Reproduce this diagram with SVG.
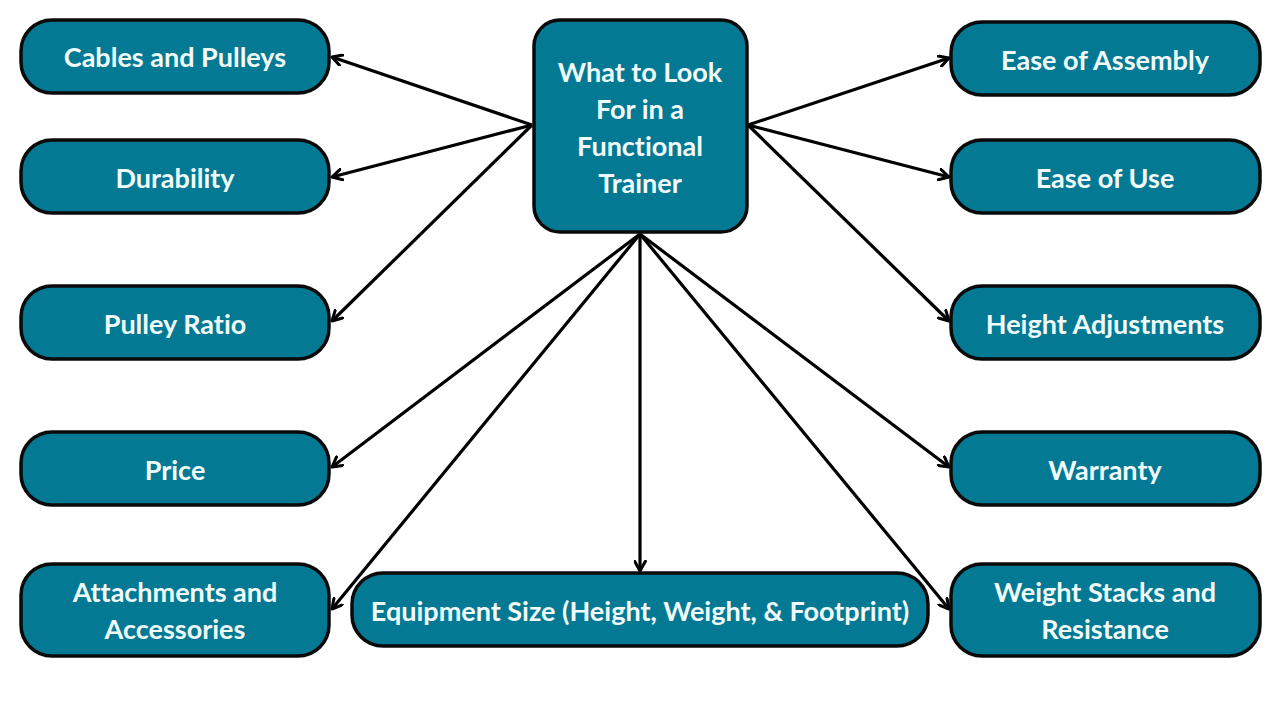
<svg xmlns="http://www.w3.org/2000/svg" width="1280" height="720" viewBox="0 0 1280 720">
<defs>
<marker id="ah" viewBox="0 0 12 12" refX="10" refY="6" markerWidth="13" markerHeight="13" markerUnits="userSpaceOnUse" orient="auto">
<path d="M1,1 L10,6 L1,11" fill="none" stroke="#000" stroke-width="2.8" stroke-linecap="round" stroke-linejoin="round"/>
</marker>
</defs>
<style>
.box{fill:#037993;stroke:#0a0a0a;stroke-width:3.5}
.t{font-family:Lato,"Open Sans",sans-serif;font-weight:700;font-size:27px;fill:#f2fbfb;text-anchor:middle;dominant-baseline:central;font-variant-ligatures:none}
.c{stroke:#000;stroke-width:3.2;fill:none;marker-end:url(#ah)}
</style>
<rect width="1280" height="720" fill="#fff"/>
<g id="connectors">
<line class="c" x1="532" y1="125" x2="332" y2="57"/>
<line class="c" x1="532" y1="125" x2="332" y2="177"/>
<line class="c" x1="532" y1="125" x2="332" y2="321"/>
<line class="c" x1="640" y1="234" x2="332" y2="467"/>
<line class="c" x1="640" y1="234" x2="332" y2="609"/>
<line class="c" x1="640" y1="234" x2="640" y2="571"/>
<line class="c" x1="748" y1="125" x2="949" y2="58"/>
<line class="c" x1="748" y1="125" x2="949" y2="177"/>
<line class="c" x1="748" y1="125" x2="949" y2="321"/>
<line class="c" x1="640" y1="234" x2="949" y2="467"/>
<line class="c" x1="640" y1="234" x2="949" y2="609"/>
</g>
<g id="center"><rect class="box" x="534" y="20" width="213" height="212" rx="26"/>
<text class="t" x="640" y="71">What to Look</text><text class="t" x="640" y="108">For in a</text><text class="t" x="640" y="145">Functional</text><text class="t" x="640" y="182">Trainer</text></g>
<g id="cables"><rect class="box" x="21" y="20" width="308" height="73" rx="31"/><text class="t" x="175" y="56">Cables and Pulleys</text></g>
<g id="durability"><rect class="box" x="21" y="140" width="308" height="73" rx="31"/><text class="t" x="175" y="177">Durability</text></g>
<g id="pulley"><rect class="box" x="21" y="286" width="308" height="73" rx="31"/><text class="t" x="175" y="323">Pulley Ratio</text></g>
<g id="price"><rect class="box" x="21" y="432" width="308" height="73" rx="31"/><text class="t" x="175" y="469">Price</text></g>
<g id="attachments"><rect class="box" x="21" y="564" width="308" height="92" rx="31"/><text class="t" x="175" y="591">Attachments and</text><text class="t" x="175" y="628">Accessories</text></g>
<g id="equipment"><rect class="box" x="352" y="573" width="576" height="73" rx="31"/><text class="t" x="640" y="610">Equipment Size (Height, Weight, &amp; Footprint)</text></g>
<g id="assembly"><rect class="box" x="951" y="22" width="309" height="73" rx="31"/><text class="t" x="1105" y="59">Ease of Assembly</text></g>
<g id="use"><rect class="box" x="951" y="140" width="309" height="73" rx="31"/><text class="t" x="1105" y="177">Ease of Use</text></g>
<g id="height"><rect class="box" x="951" y="286" width="309" height="73" rx="31"/><text class="t" x="1105" y="323">Height Adjustments</text></g>
<g id="warranty"><rect class="box" x="951" y="432" width="309" height="73" rx="31"/><text class="t" x="1105" y="469">Warranty</text></g>
<g id="weight"><rect class="box" x="951" y="564" width="309" height="92" rx="31"/><text class="t" x="1105" y="591">Weight Stacks and</text><text class="t" x="1105" y="628">Resistance</text></g>
</svg>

Directions - Keep the pictures out of the copy and return the rest of the data above exactly.

Expected answer -
Reproduce this diagram with SVG.
<svg xmlns="http://www.w3.org/2000/svg" width="1280" height="720" viewBox="0 0 1280 720">
<defs>
<marker id="ah" viewBox="0 0 12 12" refX="10" refY="6" markerWidth="13" markerHeight="13" markerUnits="userSpaceOnUse" orient="auto">
<path d="M1,1 L10,6 L1,11" fill="none" stroke="#000" stroke-width="2.8" stroke-linecap="round" stroke-linejoin="round"/>
</marker>
</defs>
<style>
.box{fill:#037993;stroke:#0a0a0a;stroke-width:3.5}
.t{font-family:Lato,"Open Sans",sans-serif;font-weight:700;font-size:27px;fill:#f2fbfb;text-anchor:middle;dominant-baseline:central;font-variant-ligatures:none}
.c{stroke:#000;stroke-width:3.2;fill:none;marker-end:url(#ah)}
</style>
<rect width="1280" height="720" fill="#fff"/>
<g id="connectors">
<line class="c" x1="532" y1="125" x2="332" y2="57"/>
<line class="c" x1="532" y1="125" x2="332" y2="177"/>
<line class="c" x1="532" y1="125" x2="332" y2="321"/>
<line class="c" x1="640" y1="234" x2="332" y2="467"/>
<line class="c" x1="640" y1="234" x2="332" y2="609"/>
<line class="c" x1="640" y1="234" x2="640" y2="571"/>
<line class="c" x1="748" y1="125" x2="949" y2="58"/>
<line class="c" x1="748" y1="125" x2="949" y2="177"/>
<line class="c" x1="748" y1="125" x2="949" y2="321"/>
<line class="c" x1="640" y1="234" x2="949" y2="467"/>
<line class="c" x1="640" y1="234" x2="949" y2="609"/>
</g>
<g id="center"><rect class="box" x="534" y="20" width="213" height="212" rx="26"/>
<text class="t" x="640" y="71">What to Look</text><text class="t" x="640" y="108">For in a</text><text class="t" x="640" y="145">Functional</text><text class="t" x="640" y="182">Trainer</text></g>
<g id="cables"><rect class="box" x="21" y="20" width="308" height="73" rx="31"/><text class="t" x="175" y="56">Cables and Pulleys</text></g>
<g id="durability"><rect class="box" x="21" y="140" width="308" height="73" rx="31"/><text class="t" x="175" y="177">Durability</text></g>
<g id="pulley"><rect class="box" x="21" y="286" width="308" height="73" rx="31"/><text class="t" x="175" y="323">Pulley Ratio</text></g>
<g id="price"><rect class="box" x="21" y="432" width="308" height="73" rx="31"/><text class="t" x="175" y="469">Price</text></g>
<g id="attachments"><rect class="box" x="21" y="564" width="308" height="92" rx="31"/><text class="t" x="175" y="591">Attachments and</text><text class="t" x="175" y="628">Accessories</text></g>
<g id="equipment"><rect class="box" x="352" y="573" width="576" height="73" rx="31"/><text class="t" x="640" y="610">Equipment Size (Height, Weight, &amp; Footprint)</text></g>
<g id="assembly"><rect class="box" x="951" y="22" width="309" height="73" rx="31"/><text class="t" x="1105" y="59">Ease of Assembly</text></g>
<g id="use"><rect class="box" x="951" y="140" width="309" height="73" rx="31"/><text class="t" x="1105" y="177">Ease of Use</text></g>
<g id="height"><rect class="box" x="951" y="286" width="309" height="73" rx="31"/><text class="t" x="1105" y="323">Height Adjustments</text></g>
<g id="warranty"><rect class="box" x="951" y="432" width="309" height="73" rx="31"/><text class="t" x="1105" y="469">Warranty</text></g>
<g id="weight"><rect class="box" x="951" y="564" width="309" height="92" rx="31"/><text class="t" x="1105" y="591">Weight Stacks and</text><text class="t" x="1105" y="628">Resistance</text></g>
</svg>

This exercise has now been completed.